A senior in Iowa is considered to be on a low income if their household’s total income is at or below 200% of the federal poverty guidelines. If a senior satisfies the criteria, they may qualify for subsidized state and/or federal government services for an array of purposes, such as paying some household costs (including energy bills), as well as costs for care in a nursing home.

How Iowa Decides if Someone’s Income is Low

Defining low income isn’t simply a matter of finding one figure, as the type of program the person is applying for also factors. In Iowa, this means having a total annual household income of anywhere between 50% and 200% of the federal poverty line. The state considers numerous variables to determine someone’s income. These include all sources of income, including Social Security and pensions, as well as the cash they currently have in their checking and saving accounts. It’s important to note that Iowa considers the entire household’s income, not just the person making an application for benefits.
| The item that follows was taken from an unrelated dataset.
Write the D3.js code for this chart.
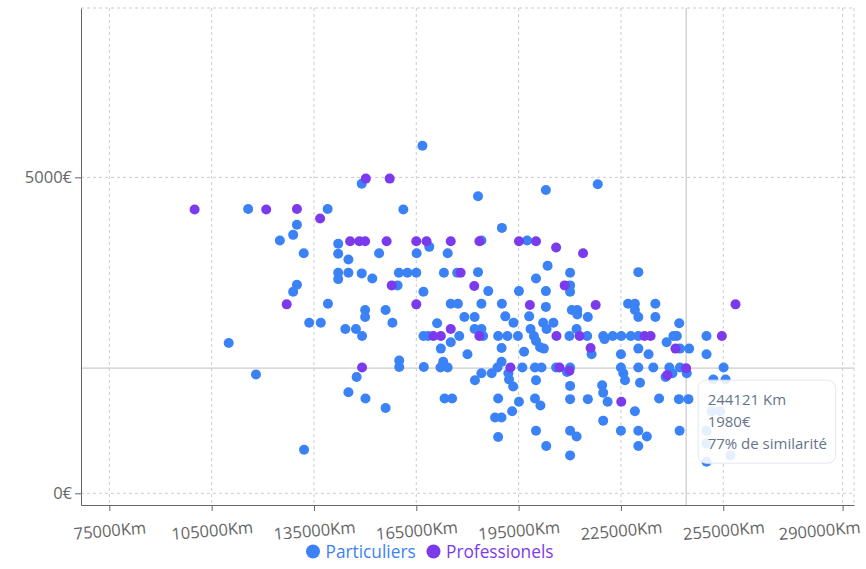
<!DOCTYPE html>
<html><head><meta charset="utf-8">
<script src="https://cdn.jsdelivr.net/npm/d3@7"></script>
<style>
html,body{margin:0;padding:0;background:#fff;}
svg{display:block;font-family:"Open Sans",sans-serif;}
</style></head><body>
<svg id="chart" width="866" height="569"></svg>
<script>
// ---- DATA ----
const seriesNames = ["Particuliers", "Professionels"];
const seriesColors = ["#3b82f6", "#7c3aed"];
const xTicks = [75000, 105000, 135000, 165000, 195000, 225000, 255000, 290000];
const yTicks = [0, 5000];
// [kilométrage, prix]
const particuliers = [
[110000,2380],[118000,1880],[115700,4500],[125000,4000],[128900,4090],[130000,4250],[132000,3800],[130000,3300],[128900,3190],[139100,3000],[133600,2700],[137000,2700],[139000,4500],[142100,3950],[142100,3790],[145100,3700],[154100,3800],[165100,3800],[142100,3490],[142100,3390],[145100,3490],[149000,3480],[152100,3400],[159900,3490],[162400,3490],[165000,3490],[159500,3290],[150000,2900],[150000,2790],[156000,2900],[158000,2700],[144200,2600],[147300,2600],[149100,2490],[147500,1840],[145100,1600],[150100,1500],[156000,1350],[160000,2100],[160000,2000],[132100,690],[149000,4900],[166800,5500],[161200,4490],[168800,3900],[167100,3190],[167100,2490],[168500,2490],[167200,2000],
[183100,4700],[203000,4800],[190100,4200],[218200,4890],[184100,4000],[197500,4000],[174200,3800],[173100,3490],[177000,3490],[183100,3500],[203500,3600],[200100,3400],[210100,3490],[210100,3290],[210100,3190],[186100,3200],[195100,3200],[203000,3200],[175100,3000],[177200,3000],[184100,3000],[190100,3000],[203000,2950],[210600,2900],[212200,2900],[212200,2830],[215300,2790],[227100,3000],[229100,3000],[229100,2900],[230100,2790],[235100,3000],[235100,2790],[230100,3500],[179100,2790],[182100,2790],[191100,2800],[198100,2800],[193500,2700],[202200,2700],[205200,2700],[203200,2600],[171100,2690],[182100,2600],[184100,2600],[198500,2600],[212000,2600],[242100,2690],
[177600,2490],[184600,2490],[189000,2490],[191700,2490],[194800,2490],[199500,2490],[200100,2410],[201300,2310],[202400,2290],[196600,2240],[209900,2490],[215100,2490],[219800,2490],[220200,2440],[222600,2490],[225100,2490],[227900,2490],[230100,2490],[238400,2390],[240400,2490],[241400,2490],[250100,2490],[216400,2200],[225000,2200],[230100,2290],[233100,2200],[242300,2290],[245000,2290],[250100,2200],
[210100,1990],[209200,1920],[210100,1700],[210100,1490],[215300,1490],[219500,1710],[219800,1590],[221100,1450],[225000,1990],[225700,1900],[226200,1790],[230100,1990],[234500,1990],[230600,1750],[229100,1300],[236200,1500],[219800,1150],[225000,990],[230100,990],[232600,900],[230100,750],[210100,990],[212000,900],[210100,600],[239200,1990],[238100,1840],[240100,1900],[242300,1990],[244300,1900],[242000,1490],[244800,1490],[242200,990],[255100,1990],[252100,1800],[255700,1800],[251600,1300],[254100,1300],[250100,990],[250100,790],[250100,500],[257100,600],
[172100,1990],[174200,1990],[172900,2080],[184100,1900],[182200,1790],[187100,1900],[190000,2080],[188800,1990],[192000,1900],[192200,1800],[193400,1690],[196100,1990],[199800,1990],[201700,1990],[200100,1790],[206000,1990],[173300,1500],[175500,1500],[189000,1500],[195100,1450],[199800,1500],[201400,1390],[188100,1200],[190000,1200],[193100,1300],[200100,990],[189000,890],[203100,750],[175100,2390],[172200,2290],[180000,2200],[190000,2300]
];
const professionels = [
[100000,4490],[121000,4490],[130000,4500],[136800,4350],[150200,4980],[157200,4980],[145600,3990],[148300,3990],[150000,3990],[156300,3990],[165000,3990],[168000,3990],[175100,3990],[183500,3990],[195100,3990],[200100,3990],[206000,3890],[213900,3800],[157800,3290],[178000,3490],[182000,3280],[208500,3290],[127000,2990],[165000,2990],[198300,2980],[217600,2980],[258600,2990],[175100,2600],[170000,2490],[172200,2490],[183500,2490],[206100,2490],[212900,2490],[231900,2490],[233700,2490],[254600,2490],[216100,2300],[241000,2290],[149100,1990],[192600,1990],[207000,1990],[209900,1940],[225100,1450],[238600,1870],[244121,1980]
];
const hover = {km: 244121, price: 1980, similarity: 77};

// ---- CHART ----
const plot = {left: 81, right: 854, top: 8, bottom: 505};
const x = d3.scaleLinear().domain([66690, 293340]).range([plot.left, plot.right]);
const y = d3.scaleLinear().domain([-185, 7680]).range([plot.bottom, plot.top]);
const svg = d3.select("#chart");

// grid
const grid = svg.append("g").attr("stroke", "#ccc").attr("stroke-dasharray", "3 3").attr("fill", "none");
xTicks.forEach(v => grid.append("line").attr("x1", x(v)).attr("x2", x(v)).attr("y1", plot.top).attr("y2", plot.bottom));
grid.append("line").attr("x1", plot.right).attr("x2", plot.right).attr("y1", plot.top).attr("y2", plot.bottom);
yTicks.forEach(v => grid.append("line").attr("x1", plot.left).attr("x2", plot.right).attr("y1", y(v)).attr("y2", y(v)));
grid.append("line").attr("x1", plot.left).attr("x2", plot.right).attr("y1", plot.top).attr("y2", plot.top);

// crosshair
const cx = x(hover.km), cy = y(hover.price);
svg.append("line").attr("x1", cx).attr("x2", cx).attr("y1", plot.top).attr("y2", plot.bottom).attr("stroke", "#ccc").attr("stroke-width", 1.3);
svg.append("line").attr("x1", plot.left).attr("x2", plot.right).attr("y1", cy).attr("y2", cy).attr("stroke", "#ccc").attr("stroke-width", 1.3);

// points
[particuliers, professionels].forEach((data, i) => {
  svg.append("g").selectAll("circle").data(data).join("circle")
    .attr("cx", d => x(d[0])).attr("cy", d => y(d[1])).attr("r", 5)
    .attr("fill", seriesColors[i]);
});

// axes
const xAxis = svg.append("g").attr("transform", `translate(0,${plot.bottom})`)
  .call(d3.axisBottom(x).tickValues(xTicks).tickFormat(d => d + "Km").tickSize(6).tickSizeOuter(0));
const yAxis = svg.append("g").attr("transform", `translate(${plot.left},0)`)
  .call(d3.axisLeft(y).tickValues(yTicks).tickFormat(d => d + "€").tickSize(6).tickSizeOuter(0));
[xAxis, yAxis].forEach(a => {
  a.select(".domain").attr("stroke", "#666");
  a.selectAll(".tick line").attr("stroke", "#666");
  a.selectAll("text").attr("fill", "#666").style("font-size", "16.5px").style("font-family", "'Open Sans',sans-serif");
});
// x labels: slightly tilted; keep the last one inside the chart width
xAxis.selectAll(".tick text").each(function(d) {
  const t = d3.select(this).attr("y", 0).attr("dy", null).attr("dominant-baseline", "central");
  const w = this.getComputedTextLength();
  const tickX = x(d);
  const maxRight = 860;
  const shift = Math.min(0, maxRight - (tickX + w / 2));
  t.attr("transform", `translate(${shift},25) rotate(-5)`);
});

// tooltip
const tt = svg.append("g").attr("transform", `translate(${cx + 12},${cy + 12})`);
tt.append("rect").attr("width", 137.6).attr("height", 83).attr("rx", 8)
  .attr("fill", "rgba(255,255,255,0.87)").attr("stroke", "#e2e8f0");
const ttLines = [hover.km + " Km", hover.price + "€", hover.similarity + "% de similarité"];
ttLines.forEach((t, i) => tt.append("text").attr("x", 9.5).attr("y", 25 + i * 21.7)
  .attr("fill", "#64748b").style("font-size", "15px").text(t));

// legend
const legendX = [313, 433.5];
seriesNames.forEach((n, i) => {
  const g = svg.append("g").attr("transform", `translate(${legendX[i]},551.5)`);
  g.append("circle").attr("r", 7).attr("fill", seriesColors[i]);
  g.append("text").attr("x", 12.5).attr("dominant-baseline", "central").attr("fill", seriesColors[i])
    .style("font-size", "17.3px").text(n);
});
</script>
</body></html>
Seniors who consider themselves low-income should expect other factors to be considered as well. The type of benefit claimed will determine what these are. As an example, a single person applying for Medicaid can’t have assets exceeding $2,000 ($3,000 for a married applicant). Most income is considered countable in Iowa, but defining countable and uncountable assets can be more complicated, particularly if the senior is applying for Medicaid to cover nursing home costs while their spouse remains at home.

Benefits for Iowa Seniors with Low Incomes

Seniors deemed to have a low income can be eligible for an array of programs designed to ease their financial burden. However, the senior must satisfy each program’s other qualifying criteria as income alone isn’t sufficient. These programs include Iowa Medicaid, which can pay the costs of in-home care or placement in a skilled nursing facility for seniors with qualifying medical conditions.

Homeowners aged 65 or older can claim tax relief through the Property Tax Credit for Seniors and Disabled Citizens program. Homeowners and renters can apply for assistance to make their homes safer and more energy efficient through the Weatherization Assistance Program, which can cover home insulation costs and the removal/repair of health and safety hazards. Families with at least one resident aged 60 or older can apply for a one-off payment toward their energy bills through the Low-Income Home Energy Assistance Program (LIHEAP). At the federal level, USDA’s Section 504 Home Repair Program provides grants to adults aged 62 or older to cover home modification costs, such as installing a wheelchair ramp.